SFC argued that the GPL agreements give the licensor rights both under contract law and copyright law. Applying the logic in the Ninth Circuit's 2005 Altera Corp. v. Clear Logic Inc. decision, and more specifically, the 2014 Versata Software Inc. v. Ameriprise Financial Inc. decision,[1] the court held that the GPL imposed an affirmative contractual obligation on any license holder to make the code of any derivative work freely available.
The court stated "[t]here is an extra element to SFC's claims because SFC is asserting, as a third-party beneficiary of the GPL Agreements, that it is entitled to receive source code under the terms of those agreements."
The court contrasted this with copyright law, because the Copyright Act's primary purpose is to limit who may reproduce, prepare derivative works, distribute and display protected works. The court found these to be separate rights.
Plaintiff may not ultimately prevail because it is not a party to GPL agreements
The court's ruling may be short-lived, however, as the court noted in a footnote it has only determined that the claim is not preempted and has not determined whether SFC is a third-party beneficiary of the GPL agreements.

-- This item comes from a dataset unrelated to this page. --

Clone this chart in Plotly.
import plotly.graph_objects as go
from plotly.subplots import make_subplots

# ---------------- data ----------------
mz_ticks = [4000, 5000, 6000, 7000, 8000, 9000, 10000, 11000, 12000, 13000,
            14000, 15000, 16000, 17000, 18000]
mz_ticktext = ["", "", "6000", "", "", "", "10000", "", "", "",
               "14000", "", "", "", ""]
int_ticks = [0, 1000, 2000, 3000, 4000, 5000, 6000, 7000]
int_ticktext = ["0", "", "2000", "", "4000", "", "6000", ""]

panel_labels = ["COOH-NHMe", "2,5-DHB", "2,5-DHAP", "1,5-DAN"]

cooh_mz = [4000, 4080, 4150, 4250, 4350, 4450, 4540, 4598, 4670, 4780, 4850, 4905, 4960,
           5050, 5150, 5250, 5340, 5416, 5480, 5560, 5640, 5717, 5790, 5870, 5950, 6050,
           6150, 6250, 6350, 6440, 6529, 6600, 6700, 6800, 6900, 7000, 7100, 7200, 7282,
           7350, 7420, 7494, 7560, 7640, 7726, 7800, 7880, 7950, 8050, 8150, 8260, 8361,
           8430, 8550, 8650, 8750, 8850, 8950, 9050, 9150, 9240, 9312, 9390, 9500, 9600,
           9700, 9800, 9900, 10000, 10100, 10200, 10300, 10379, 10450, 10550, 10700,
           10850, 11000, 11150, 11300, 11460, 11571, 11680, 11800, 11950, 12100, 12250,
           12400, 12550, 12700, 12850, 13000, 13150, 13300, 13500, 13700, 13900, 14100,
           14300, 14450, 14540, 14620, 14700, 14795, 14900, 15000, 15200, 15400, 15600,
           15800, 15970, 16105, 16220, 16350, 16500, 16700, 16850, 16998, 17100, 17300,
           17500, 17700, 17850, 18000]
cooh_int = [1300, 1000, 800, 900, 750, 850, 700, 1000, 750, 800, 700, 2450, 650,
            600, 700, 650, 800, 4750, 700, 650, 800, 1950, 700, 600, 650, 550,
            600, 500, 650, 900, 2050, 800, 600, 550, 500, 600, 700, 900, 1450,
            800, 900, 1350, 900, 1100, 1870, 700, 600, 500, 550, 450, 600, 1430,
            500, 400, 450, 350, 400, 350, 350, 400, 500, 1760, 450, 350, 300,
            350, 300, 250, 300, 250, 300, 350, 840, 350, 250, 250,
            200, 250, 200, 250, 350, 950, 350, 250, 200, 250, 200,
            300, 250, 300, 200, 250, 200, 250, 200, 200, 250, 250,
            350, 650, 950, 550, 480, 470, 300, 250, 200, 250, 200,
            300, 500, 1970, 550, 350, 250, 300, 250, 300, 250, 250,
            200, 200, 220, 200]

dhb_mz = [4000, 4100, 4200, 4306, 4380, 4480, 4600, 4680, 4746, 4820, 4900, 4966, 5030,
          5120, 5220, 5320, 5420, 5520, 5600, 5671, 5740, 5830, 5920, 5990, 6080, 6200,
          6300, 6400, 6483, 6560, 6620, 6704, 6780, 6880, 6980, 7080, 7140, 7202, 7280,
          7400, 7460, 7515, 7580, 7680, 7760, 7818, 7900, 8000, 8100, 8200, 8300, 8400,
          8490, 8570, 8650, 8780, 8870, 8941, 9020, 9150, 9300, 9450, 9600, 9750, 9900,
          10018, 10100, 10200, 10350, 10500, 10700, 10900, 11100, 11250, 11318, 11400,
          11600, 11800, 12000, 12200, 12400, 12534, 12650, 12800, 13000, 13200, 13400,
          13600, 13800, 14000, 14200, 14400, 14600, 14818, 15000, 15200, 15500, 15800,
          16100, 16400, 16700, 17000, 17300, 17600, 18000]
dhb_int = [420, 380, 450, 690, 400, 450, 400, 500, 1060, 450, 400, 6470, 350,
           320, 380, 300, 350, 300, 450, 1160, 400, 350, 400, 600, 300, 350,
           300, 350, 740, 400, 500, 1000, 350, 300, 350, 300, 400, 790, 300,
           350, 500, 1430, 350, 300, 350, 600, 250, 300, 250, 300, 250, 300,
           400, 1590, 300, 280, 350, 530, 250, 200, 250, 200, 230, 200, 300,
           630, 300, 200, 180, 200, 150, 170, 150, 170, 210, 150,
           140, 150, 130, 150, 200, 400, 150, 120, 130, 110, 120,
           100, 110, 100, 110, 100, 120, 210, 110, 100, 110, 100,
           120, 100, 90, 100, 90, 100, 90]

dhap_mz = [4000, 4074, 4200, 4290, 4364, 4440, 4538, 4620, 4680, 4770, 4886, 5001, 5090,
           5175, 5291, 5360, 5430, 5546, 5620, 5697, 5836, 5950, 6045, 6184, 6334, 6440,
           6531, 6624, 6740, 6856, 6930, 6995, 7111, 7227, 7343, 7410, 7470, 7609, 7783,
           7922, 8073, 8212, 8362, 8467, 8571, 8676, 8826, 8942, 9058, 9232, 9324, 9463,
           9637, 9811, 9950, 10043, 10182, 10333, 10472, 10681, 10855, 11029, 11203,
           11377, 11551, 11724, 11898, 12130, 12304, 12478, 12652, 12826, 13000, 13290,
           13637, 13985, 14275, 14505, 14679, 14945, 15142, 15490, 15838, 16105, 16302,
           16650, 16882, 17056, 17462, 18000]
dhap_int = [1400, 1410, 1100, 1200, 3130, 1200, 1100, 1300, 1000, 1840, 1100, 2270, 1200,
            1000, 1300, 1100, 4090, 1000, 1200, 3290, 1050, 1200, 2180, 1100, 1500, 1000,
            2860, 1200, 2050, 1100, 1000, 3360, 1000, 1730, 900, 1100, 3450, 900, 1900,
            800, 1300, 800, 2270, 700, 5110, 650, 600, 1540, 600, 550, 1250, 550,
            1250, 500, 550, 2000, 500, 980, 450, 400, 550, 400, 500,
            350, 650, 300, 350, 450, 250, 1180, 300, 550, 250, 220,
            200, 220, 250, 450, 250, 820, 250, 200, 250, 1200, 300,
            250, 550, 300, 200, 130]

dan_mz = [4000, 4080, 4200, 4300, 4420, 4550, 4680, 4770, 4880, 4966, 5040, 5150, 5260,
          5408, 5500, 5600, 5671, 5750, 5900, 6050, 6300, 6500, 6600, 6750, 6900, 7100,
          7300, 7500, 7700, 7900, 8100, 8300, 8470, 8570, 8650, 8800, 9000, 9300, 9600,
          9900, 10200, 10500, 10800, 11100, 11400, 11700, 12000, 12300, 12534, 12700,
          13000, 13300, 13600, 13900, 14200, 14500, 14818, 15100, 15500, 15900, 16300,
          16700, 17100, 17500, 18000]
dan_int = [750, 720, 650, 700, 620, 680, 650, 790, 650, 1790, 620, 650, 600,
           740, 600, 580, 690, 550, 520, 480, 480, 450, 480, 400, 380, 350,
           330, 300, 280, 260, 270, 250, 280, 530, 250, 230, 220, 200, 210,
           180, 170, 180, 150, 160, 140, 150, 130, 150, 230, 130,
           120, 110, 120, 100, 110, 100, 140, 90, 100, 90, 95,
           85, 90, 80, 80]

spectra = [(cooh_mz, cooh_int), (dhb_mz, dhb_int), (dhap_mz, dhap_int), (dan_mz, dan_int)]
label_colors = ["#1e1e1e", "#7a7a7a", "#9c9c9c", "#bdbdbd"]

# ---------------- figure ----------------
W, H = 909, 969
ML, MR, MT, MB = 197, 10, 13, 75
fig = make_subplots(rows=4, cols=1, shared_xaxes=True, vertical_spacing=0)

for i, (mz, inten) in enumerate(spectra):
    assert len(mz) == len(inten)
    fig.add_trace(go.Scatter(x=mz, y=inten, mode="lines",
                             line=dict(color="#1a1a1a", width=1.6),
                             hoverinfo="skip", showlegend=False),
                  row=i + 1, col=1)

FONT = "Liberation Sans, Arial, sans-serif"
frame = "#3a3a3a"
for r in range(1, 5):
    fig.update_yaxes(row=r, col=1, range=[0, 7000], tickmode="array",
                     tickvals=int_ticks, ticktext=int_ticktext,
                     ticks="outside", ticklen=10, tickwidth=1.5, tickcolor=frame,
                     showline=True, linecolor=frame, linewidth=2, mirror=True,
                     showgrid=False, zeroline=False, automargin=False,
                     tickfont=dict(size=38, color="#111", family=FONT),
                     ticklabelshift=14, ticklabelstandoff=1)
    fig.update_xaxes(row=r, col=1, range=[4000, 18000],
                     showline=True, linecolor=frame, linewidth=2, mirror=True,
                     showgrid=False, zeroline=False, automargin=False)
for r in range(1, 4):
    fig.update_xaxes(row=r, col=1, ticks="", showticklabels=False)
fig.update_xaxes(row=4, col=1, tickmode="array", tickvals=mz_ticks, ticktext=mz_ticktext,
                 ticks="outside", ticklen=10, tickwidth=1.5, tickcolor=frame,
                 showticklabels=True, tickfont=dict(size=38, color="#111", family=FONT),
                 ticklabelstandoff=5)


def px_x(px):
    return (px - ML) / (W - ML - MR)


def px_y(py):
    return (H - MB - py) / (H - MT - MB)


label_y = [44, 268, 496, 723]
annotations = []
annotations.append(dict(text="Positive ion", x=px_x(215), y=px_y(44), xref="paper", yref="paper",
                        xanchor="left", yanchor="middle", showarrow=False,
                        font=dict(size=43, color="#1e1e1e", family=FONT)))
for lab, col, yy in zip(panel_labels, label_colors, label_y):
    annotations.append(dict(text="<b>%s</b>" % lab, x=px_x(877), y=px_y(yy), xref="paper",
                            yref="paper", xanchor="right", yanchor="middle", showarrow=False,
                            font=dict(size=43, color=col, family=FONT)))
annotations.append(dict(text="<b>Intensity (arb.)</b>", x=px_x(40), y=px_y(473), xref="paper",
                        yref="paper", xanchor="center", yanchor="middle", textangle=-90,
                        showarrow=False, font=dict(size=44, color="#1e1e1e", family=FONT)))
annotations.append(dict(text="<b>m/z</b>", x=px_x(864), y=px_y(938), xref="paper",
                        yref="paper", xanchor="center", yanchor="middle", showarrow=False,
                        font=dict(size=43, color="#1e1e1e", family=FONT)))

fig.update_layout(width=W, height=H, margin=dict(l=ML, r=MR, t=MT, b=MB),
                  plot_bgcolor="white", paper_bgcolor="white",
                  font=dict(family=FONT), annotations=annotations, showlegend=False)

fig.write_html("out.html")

SFC is not claiming to have drafted any agreements with Vizio, instead it is claiming to be a consumer who is adversely affected by Vizio's refusal to distribute the source code.
SFC may not be able to change laws around open source by claiming these rights because it is not the intended licensee of the GPL agreements, and may not have standing to bring a contract claim.
While SFC may not be ultimately determined to be a third-party beneficiary, this still breaks down the barrier between open source licenses and users, showing that alternative forms of relief may be appropriate rather than copyright law.
This is an interesting twist on prior cases where a copyright holder brought the claim to compel distribution under copyright law, but courts typically rejected such allegations in exchange for monetary compensation about the Copyright Act.
The availability of specific performance under contract law could be significant, especially if a consumer has the right to compel source code distribution from a product maker.